[Extracted records]
=-=-=-=-=

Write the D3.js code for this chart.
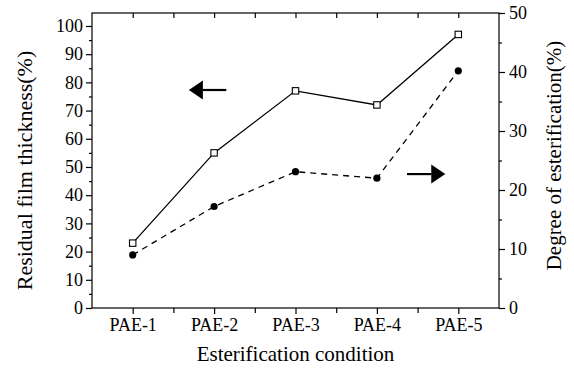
<!DOCTYPE html>
<html><head><meta charset="utf-8">
<script src="https://cdn.jsdelivr.net/npm/d3@7"></script>
<style>
body{margin:0;background:#fff;}
</style></head>
<body><svg id="c" width="574" height="370"></svg>
<script>
const categories = ["PAE-1","PAE-2","PAE-3","PAE-4","PAE-5"];
const thickness = [23, 55, 77, 72, 97];          // left axis, open squares, solid
const esterification = [9, 17.2, 23.1, 22, 40.2]; // right axis, filled circles, dashed
const leftTicks = [0,10,20,30,40,50,60,70,80,90,100];
const rightTicks = [0,10,20,30,40,50];
// arrow annotations: [tail index, tip index, value]
const leftArrow = {from:1.15, to:0.69, value:77.3};
const rightArrow = {from:3.37, to:3.84, value:22.7};

const FONT = "'Liberation Serif', 'Times New Roman', 'DejaVu Serif', serif";
const svg = d3.select("#c");
const L=92, R=499, T=13, B=308;
const x = d3.scalePoint().domain(categories).range([L,R]).padding(0.5);
const xi = d3.scaleLinear().domain([0,categories.length-1]).range([x(categories[0]), x(categories[categories.length-1])]);
const yL = d3.scaleLinear().domain([0,104.6]).range([B,T]);
const yR = d3.scaleLinear().domain([0,50]).range([B,T]);

const g = svg.append("g");
g.append("rect").attr("x",L).attr("y",T).attr("width",R-L).attr("height",B-T)
 .attr("fill","none").attr("stroke","#000").attr("stroke-width",1.2);

function styleAxis(s){
  s.select(".domain").remove();
  s.selectAll("line").attr("stroke-width",1.2);
  s.selectAll("text").style("font-family",FONT).style("font-size","18px").style("fill","#000");
  s.attr("font-family",null);
}

g.append("g").attr("transform",`translate(${L},0)`)
  .call(d3.axisLeft(yL).tickValues(leftTicks).tickSize(6).tickPadding(3)).call(styleAxis);
g.append("g").attr("transform",`translate(${L},0)`)
  .call(d3.axisLeft(yL).tickValues(leftTicks.slice(0,-1).map(v=>v+5)).tickSize(3).tickFormat("")).call(styleAxis);

g.append("g").attr("transform",`translate(${R},0)`)
  .call(d3.axisRight(yR).tickValues(rightTicks).tickSize(6).tickPadding(4)).call(styleAxis);
g.append("g").attr("transform",`translate(${R},0)`)
  .call(d3.axisRight(yR).tickValues(rightTicks.slice(0,-1).map(v=>v+5)).tickSize(3).tickFormat("")).call(styleAxis);

g.append("g").attr("transform",`translate(0,${B})`)
  .call(d3.axisBottom(x).tickSize(6).tickPadding(4)).call(styleAxis);
const mids = d3.range(categories.length-1).map(i=>i+0.5);
g.append("g").attr("transform",`translate(0,${B})`)
  .call(d3.axisBottom(xi).tickValues(mids).tickSize(5).tickFormat("")).call(styleAxis);
g.append("g").attr("transform",`translate(0,${T})`)
  .call(d3.axisBottom(xi).tickValues(d3.range(0,categories.length-0.5,0.5)).tickSize(5).tickFormat("")).call(styleAxis);

function title(sel, size){ return sel.style("font-family",FONT).style("font-size",size).style("fill","#000").attr("text-anchor","middle"); }
svg.append("text").attr("transform",`translate(32,${(T+B)/2+10}) rotate(-90)`)
  .call(title,"22px").text("Residual film thickness(%)");
svg.append("text").attr("transform",`translate(561,${(T+B)/2-5}) rotate(-90)`)
  .call(title,"21px").text("Degree of esterification(%)");
svg.append("text").attr("x",(L+R)/2).attr("y",361)
  .call(title,"21px").text("Esterification condition");

const lineL = d3.line().x((d,i)=>x(categories[i])).y(d=>yL(d));
const lineR = d3.line().x((d,i)=>x(categories[i])).y(d=>yR(d));
g.append("path").attr("d",lineL(thickness)).attr("fill","none").attr("stroke","#000").attr("stroke-width",1.3);
g.append("path").attr("d",lineR(esterification)).attr("fill","none").attr("stroke","#000")
  .attr("stroke-width",1.3).attr("stroke-dasharray","6,5");

g.selectAll(".sq").data(thickness).join("rect")
  .attr("x",(d,i)=>x(categories[i])-3.2).attr("y",d=>yL(d)-3.2)
  .attr("width",6.4).attr("height",6.4).attr("fill","#fff").attr("stroke","#000").attr("stroke-width",1.1);
g.selectAll(".dt").data(esterification).join("circle")
  .attr("cx",(d,i)=>x(categories[i])).attr("cy",d=>yR(d)).attr("r",3.6).attr("fill","#000");

function arrow(a, yScale){
  const y0 = yScale(a.value), x0 = xi(a.from), x1 = xi(a.to);
  const dir = Math.sign(x1-x0), headL = 14, headH = 9.5;
  g.append("line").attr("x1",x0).attr("y1",y0).attr("x2",x1-dir*headL).attr("y2",y0)
   .attr("stroke","#000").attr("stroke-width",2.2);
  g.append("path").attr("d",`M${x1},${y0}L${x1-dir*headL},${y0-headH}L${x1-dir*headL},${y0+headH}Z`).attr("fill","#000");
}
arrow(leftArrow, yL);
arrow(rightArrow, yR);
</script></body></html>
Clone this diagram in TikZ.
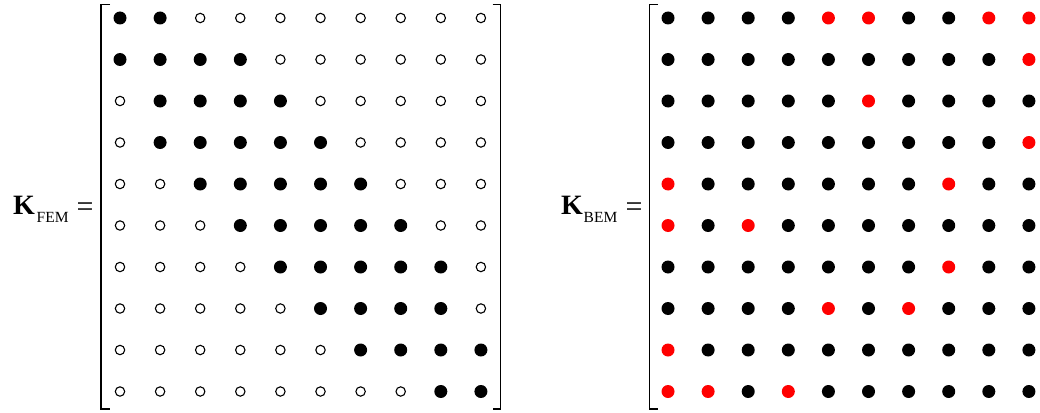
\documentclass[tikz,border=0pt]{standalone}
\usepackage{fontspec}
\setmainfont{Liberation Serif}
\begin{document}
\tikzset{
  fulldot/.style={fill=black},
  reddot/.style={fill=red},
  opendot/.style={draw=black, line width=1.1pt},
  bracket/.style={draw=black, line width=1.4pt},
  bigk/.style={anchor=base west, inner sep=0pt, font=\fontsize{28}{30}\selectfont\bfseries},
  subtxt/.style={anchor=base west, inner sep=0pt, font=\fontsize{15.5}{18}\selectfont},
  eqtxt/.style={anchor=center, inner sep=0pt, font=\fontsize{30}{30}\selectfont}
}
\expandafter\def\csname red-1-5\endcsname{}
\expandafter\def\csname red-1-6\endcsname{}
\expandafter\def\csname red-1-9\endcsname{}
\expandafter\def\csname red-1-10\endcsname{}
\expandafter\def\csname red-2-10\endcsname{}
\expandafter\def\csname red-3-6\endcsname{}
\expandafter\def\csname red-4-10\endcsname{}
\expandafter\def\csname red-5-1\endcsname{}
\expandafter\def\csname red-5-8\endcsname{}
\expandafter\def\csname red-6-1\endcsname{}
\expandafter\def\csname red-6-3\endcsname{}
\expandafter\def\csname red-7-8\endcsname{}
\expandafter\def\csname red-8-5\endcsname{}
\expandafter\def\csname red-8-7\endcsname{}
\expandafter\def\csname red-9-1\endcsname{}
\expandafter\def\csname red-10-1\endcsname{}
\expandafter\def\csname red-10-2\endcsname{}
\expandafter\def\csname red-10-4\endcsname{}
\begin{tikzpicture}[x=1pt,y=-1pt]
\useasboundingbox (0,0) rectangle (1040,412);
\clip (0,0) rectangle (1040,412);
% labels
\node[bigk] (kfem) at (13,214) {K};
\node[subtxt] (fem) at (36.5,222) {FEM};
\node[eqtxt] (eqfem) at (85,210) {=};
\node[bigk] (kbem) at (561,214) {K};
\node[subtxt] (bem) at (583.5,222) {BEM};
\node[eqtxt] (eqbem) at (634,210) {=};
% brackets
\draw[bracket] (110,4.7) -| (101,409) -- (110,409);
\draw[bracket] (492.7,4.7) -| (500.5,409) -- (492.7,409);
\draw[bracket] (658,4.7) -| (649.3,409) -- (658,409);
\draw[bracket] (1040.7,4.7) -| (1048.5,409) -- (1040.7,409);
% FEM matrix
\foreach \r/\a/\b in {1/1/2,2/1/4,3/2/5,4/2/6,5/3/7,6/4/8,7/5/9,8/6/9,9/7/10,10/9/10}{
  \foreach \c in {1,...,10}{
    \pgfmathsetmacro\xx{120+40.1*(\c-1)}
    \pgfmathsetmacro\yy{18+41.5*(\r-1)}
    \ifnum\c<\a\relax
      \draw[opendot] (\xx,\yy) circle[radius=4.7pt];
    \else\ifnum\c>\b\relax
      \draw[opendot] (\xx,\yy) circle[radius=4.7pt];
    \else
      \fill[fulldot] (\xx,\yy) circle[radius=6.5pt];
    \fi\fi
  }
}
% BEM matrix
\foreach \r in {1,...,10}{
  \foreach \c in {1,...,10}{
    \pgfmathsetmacro\xx{668+40.1*(\c-1)}
    \pgfmathsetmacro\yy{18+41.5*(\r-1)}
    \ifcsname red-\r-\c\endcsname
      \fill[reddot] (\xx,\yy) circle[radius=6.5pt];
    \else
      \fill[fulldot] (\xx,\yy) circle[radius=6.5pt];
    \fi
  }
}
\end{tikzpicture}
\end{document}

=-=-=-=-=

--- TASK ---
Extract, word for word, each line from the top of the data down to and including the line with "const yR = d3.scaleLinear().domain([0,50]).range([B,T]);"; skip the pictures.

--- SOLUTION BELOW ---
Write the D3.js code for this chart.
<!DOCTYPE html>
<html><head><meta charset="utf-8">
<script src="https://cdn.jsdelivr.net/npm/d3@7"></script>
<style>
body{margin:0;background:#fff;}
</style></head>
<body><svg id="c" width="574" height="370"></svg>
<script>
const categories = ["PAE-1","PAE-2","PAE-3","PAE-4","PAE-5"];
const thickness = [23, 55, 77, 72, 97];          // left axis, open squares, solid
const esterification = [9, 17.2, 23.1, 22, 40.2]; // right axis, filled circles, dashed
const leftTicks = [0,10,20,30,40,50,60,70,80,90,100];
const rightTicks = [0,10,20,30,40,50];
// arrow annotations: [tail index, tip index, value]
const leftArrow = {from:1.15, to:0.69, value:77.3};
const rightArrow = {from:3.37, to:3.84, value:22.7};

const FONT = "'Liberation Serif', 'Times New Roman', 'DejaVu Serif', serif";
const svg = d3.select("#c");
const L=92, R=499, T=13, B=308;
const x = d3.scalePoint().domain(categories).range([L,R]).padding(0.5);
const xi = d3.scaleLinear().domain([0,categories.length-1]).range([x(categories[0]), x(categories[categories.length-1])]);
const yL = d3.scaleLinear().domain([0,104.6]).range([B,T]);
const yR = d3.scaleLinear().domain([0,50]).range([B,T]);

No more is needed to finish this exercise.